Exercise directions:
Start at the line containing "Recreate this image as a Python", stop at the line containing "deg = np.arange(0, 3601, 15)", and set down every line in that stretch exactly as written, and nothing else.
+++ Listed records
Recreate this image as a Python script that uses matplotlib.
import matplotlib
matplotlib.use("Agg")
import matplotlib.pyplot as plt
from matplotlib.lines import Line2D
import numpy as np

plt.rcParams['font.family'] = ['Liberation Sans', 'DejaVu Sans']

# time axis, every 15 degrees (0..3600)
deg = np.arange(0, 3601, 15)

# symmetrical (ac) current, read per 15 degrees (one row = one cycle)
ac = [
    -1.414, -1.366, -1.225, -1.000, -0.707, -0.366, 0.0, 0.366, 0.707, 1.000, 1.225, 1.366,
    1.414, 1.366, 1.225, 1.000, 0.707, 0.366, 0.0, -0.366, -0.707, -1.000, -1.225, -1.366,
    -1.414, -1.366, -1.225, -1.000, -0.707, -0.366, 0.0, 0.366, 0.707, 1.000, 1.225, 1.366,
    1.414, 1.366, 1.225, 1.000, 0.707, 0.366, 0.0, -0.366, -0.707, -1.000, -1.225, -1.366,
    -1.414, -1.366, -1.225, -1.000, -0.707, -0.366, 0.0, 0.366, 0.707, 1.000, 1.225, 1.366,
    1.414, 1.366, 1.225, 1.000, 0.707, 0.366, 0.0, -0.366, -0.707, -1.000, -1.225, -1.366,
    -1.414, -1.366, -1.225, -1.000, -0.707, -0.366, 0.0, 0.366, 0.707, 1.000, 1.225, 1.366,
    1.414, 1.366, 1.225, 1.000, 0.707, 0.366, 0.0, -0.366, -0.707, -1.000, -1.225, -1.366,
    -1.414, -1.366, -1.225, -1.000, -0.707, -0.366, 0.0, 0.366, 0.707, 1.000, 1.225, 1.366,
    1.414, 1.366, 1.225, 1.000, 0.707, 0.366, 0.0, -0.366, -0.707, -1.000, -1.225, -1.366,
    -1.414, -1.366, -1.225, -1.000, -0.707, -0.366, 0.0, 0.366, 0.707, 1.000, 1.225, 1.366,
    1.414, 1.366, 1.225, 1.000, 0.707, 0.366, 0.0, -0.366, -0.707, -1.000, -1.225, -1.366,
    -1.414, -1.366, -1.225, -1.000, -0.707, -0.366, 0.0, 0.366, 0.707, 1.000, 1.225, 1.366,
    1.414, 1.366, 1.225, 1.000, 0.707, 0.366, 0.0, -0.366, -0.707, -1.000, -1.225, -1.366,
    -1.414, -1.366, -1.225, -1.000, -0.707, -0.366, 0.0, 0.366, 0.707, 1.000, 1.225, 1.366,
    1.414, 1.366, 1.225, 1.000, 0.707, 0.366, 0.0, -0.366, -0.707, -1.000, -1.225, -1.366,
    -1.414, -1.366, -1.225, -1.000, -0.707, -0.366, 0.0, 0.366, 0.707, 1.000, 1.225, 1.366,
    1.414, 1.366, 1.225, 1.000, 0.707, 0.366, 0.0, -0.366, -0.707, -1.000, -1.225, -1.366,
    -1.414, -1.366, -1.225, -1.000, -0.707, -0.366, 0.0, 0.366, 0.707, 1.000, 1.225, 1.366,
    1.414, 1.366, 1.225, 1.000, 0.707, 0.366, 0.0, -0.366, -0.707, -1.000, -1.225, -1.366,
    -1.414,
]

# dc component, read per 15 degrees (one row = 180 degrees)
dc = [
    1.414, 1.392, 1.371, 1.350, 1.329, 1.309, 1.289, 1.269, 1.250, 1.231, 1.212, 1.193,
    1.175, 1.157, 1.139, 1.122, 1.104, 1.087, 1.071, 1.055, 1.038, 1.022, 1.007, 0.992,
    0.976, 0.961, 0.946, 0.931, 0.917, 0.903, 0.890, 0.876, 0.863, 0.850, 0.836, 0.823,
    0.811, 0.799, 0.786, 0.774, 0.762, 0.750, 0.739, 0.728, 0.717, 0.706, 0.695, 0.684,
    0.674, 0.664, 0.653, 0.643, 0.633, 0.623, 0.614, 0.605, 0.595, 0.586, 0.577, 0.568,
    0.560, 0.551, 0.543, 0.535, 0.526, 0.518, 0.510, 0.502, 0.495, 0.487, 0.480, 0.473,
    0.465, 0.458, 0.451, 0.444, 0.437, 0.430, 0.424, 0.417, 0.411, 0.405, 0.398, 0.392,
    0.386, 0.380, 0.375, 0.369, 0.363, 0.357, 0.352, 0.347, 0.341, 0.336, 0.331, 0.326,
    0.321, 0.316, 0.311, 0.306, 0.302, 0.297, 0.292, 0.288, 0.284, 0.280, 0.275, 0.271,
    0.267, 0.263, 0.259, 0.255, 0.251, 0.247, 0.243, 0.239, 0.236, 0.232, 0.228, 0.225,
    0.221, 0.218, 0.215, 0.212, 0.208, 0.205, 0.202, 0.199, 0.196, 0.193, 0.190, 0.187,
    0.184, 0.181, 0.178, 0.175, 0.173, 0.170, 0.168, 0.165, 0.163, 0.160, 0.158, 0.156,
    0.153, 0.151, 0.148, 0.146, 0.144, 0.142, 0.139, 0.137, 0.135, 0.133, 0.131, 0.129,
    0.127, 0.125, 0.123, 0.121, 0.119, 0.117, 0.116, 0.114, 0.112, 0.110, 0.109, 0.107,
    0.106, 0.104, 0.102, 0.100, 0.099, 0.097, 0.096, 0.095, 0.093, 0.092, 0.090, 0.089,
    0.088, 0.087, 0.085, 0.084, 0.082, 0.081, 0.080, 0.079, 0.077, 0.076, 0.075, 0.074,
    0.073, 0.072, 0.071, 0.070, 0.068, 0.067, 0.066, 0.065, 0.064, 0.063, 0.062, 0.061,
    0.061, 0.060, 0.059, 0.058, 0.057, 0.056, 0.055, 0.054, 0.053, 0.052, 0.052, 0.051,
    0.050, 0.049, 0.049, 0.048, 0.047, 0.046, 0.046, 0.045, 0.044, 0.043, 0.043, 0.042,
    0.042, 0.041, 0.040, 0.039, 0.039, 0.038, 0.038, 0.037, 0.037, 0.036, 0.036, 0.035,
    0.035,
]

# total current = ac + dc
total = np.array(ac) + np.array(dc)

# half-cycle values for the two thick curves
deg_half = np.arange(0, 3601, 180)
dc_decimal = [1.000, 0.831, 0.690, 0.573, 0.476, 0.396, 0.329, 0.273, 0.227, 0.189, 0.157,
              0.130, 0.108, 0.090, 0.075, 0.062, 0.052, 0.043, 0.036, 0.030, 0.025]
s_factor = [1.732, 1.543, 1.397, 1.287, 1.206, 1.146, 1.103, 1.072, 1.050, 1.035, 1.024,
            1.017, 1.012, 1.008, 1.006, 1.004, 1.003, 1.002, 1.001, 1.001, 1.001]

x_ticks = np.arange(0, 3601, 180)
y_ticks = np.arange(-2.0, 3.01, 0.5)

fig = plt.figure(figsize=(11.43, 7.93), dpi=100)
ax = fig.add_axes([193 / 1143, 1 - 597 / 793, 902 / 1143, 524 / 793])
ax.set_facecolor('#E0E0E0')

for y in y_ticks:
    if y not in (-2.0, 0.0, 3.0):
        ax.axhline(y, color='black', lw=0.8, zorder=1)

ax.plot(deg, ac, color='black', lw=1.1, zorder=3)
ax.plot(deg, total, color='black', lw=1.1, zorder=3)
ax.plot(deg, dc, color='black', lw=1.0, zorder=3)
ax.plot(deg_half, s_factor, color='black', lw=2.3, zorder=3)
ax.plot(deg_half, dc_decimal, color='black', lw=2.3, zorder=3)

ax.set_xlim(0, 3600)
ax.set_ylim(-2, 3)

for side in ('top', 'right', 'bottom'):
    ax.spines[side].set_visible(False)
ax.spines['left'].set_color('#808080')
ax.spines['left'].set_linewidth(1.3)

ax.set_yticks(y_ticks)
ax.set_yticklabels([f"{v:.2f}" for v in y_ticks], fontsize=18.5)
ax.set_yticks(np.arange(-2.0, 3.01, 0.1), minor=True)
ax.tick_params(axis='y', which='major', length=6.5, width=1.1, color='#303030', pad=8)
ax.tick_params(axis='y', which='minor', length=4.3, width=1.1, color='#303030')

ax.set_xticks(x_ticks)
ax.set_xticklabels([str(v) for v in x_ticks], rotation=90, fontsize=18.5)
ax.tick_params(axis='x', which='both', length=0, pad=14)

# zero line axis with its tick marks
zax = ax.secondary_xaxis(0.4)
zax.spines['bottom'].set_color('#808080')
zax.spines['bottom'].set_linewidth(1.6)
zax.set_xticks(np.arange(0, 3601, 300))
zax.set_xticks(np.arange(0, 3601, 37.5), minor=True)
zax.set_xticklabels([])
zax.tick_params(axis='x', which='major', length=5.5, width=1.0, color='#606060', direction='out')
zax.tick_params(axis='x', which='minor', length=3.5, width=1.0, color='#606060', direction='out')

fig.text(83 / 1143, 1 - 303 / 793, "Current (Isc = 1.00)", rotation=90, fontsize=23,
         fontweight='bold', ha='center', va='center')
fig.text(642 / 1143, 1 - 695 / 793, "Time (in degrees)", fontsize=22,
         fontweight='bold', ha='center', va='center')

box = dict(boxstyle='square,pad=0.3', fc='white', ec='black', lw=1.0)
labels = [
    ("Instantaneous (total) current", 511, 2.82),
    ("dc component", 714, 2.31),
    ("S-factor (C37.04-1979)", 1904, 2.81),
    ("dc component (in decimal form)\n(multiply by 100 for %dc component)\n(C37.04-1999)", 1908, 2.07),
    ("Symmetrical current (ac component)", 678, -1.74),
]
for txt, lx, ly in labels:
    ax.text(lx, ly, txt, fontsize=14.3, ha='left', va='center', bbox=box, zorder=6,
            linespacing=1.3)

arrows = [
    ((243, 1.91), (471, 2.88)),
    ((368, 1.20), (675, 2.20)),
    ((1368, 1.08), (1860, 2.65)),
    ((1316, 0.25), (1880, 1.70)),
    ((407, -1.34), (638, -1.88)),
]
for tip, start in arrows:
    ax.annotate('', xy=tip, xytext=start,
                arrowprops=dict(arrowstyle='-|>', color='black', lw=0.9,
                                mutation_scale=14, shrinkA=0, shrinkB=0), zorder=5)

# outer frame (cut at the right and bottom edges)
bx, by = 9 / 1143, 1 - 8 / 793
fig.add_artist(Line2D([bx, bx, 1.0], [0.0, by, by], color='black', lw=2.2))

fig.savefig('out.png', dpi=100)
++++++
+++ Listed records
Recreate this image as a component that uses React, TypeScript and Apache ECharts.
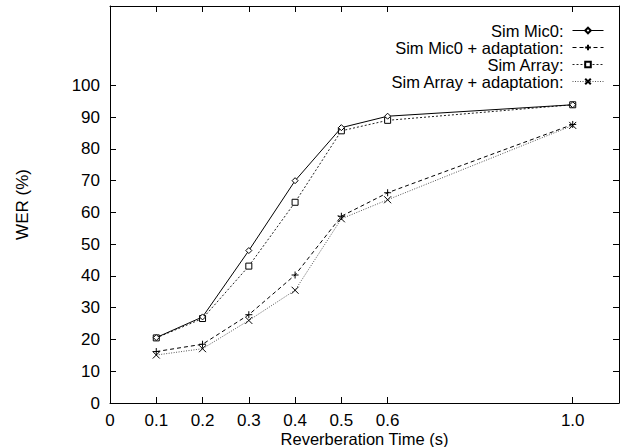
++++++
Completed exercise:
Recreate this image as a Python script that uses matplotlib.
import matplotlib
matplotlib.use("Agg")
import matplotlib.pyplot as plt
from matplotlib.lines import Line2D
import numpy as np

plt.rcParams['font.family'] = ['Liberation Sans', 'DejaVu Sans']

# time axis, every 15 degrees (0..3600)
deg = np.arange(0, 3601, 15)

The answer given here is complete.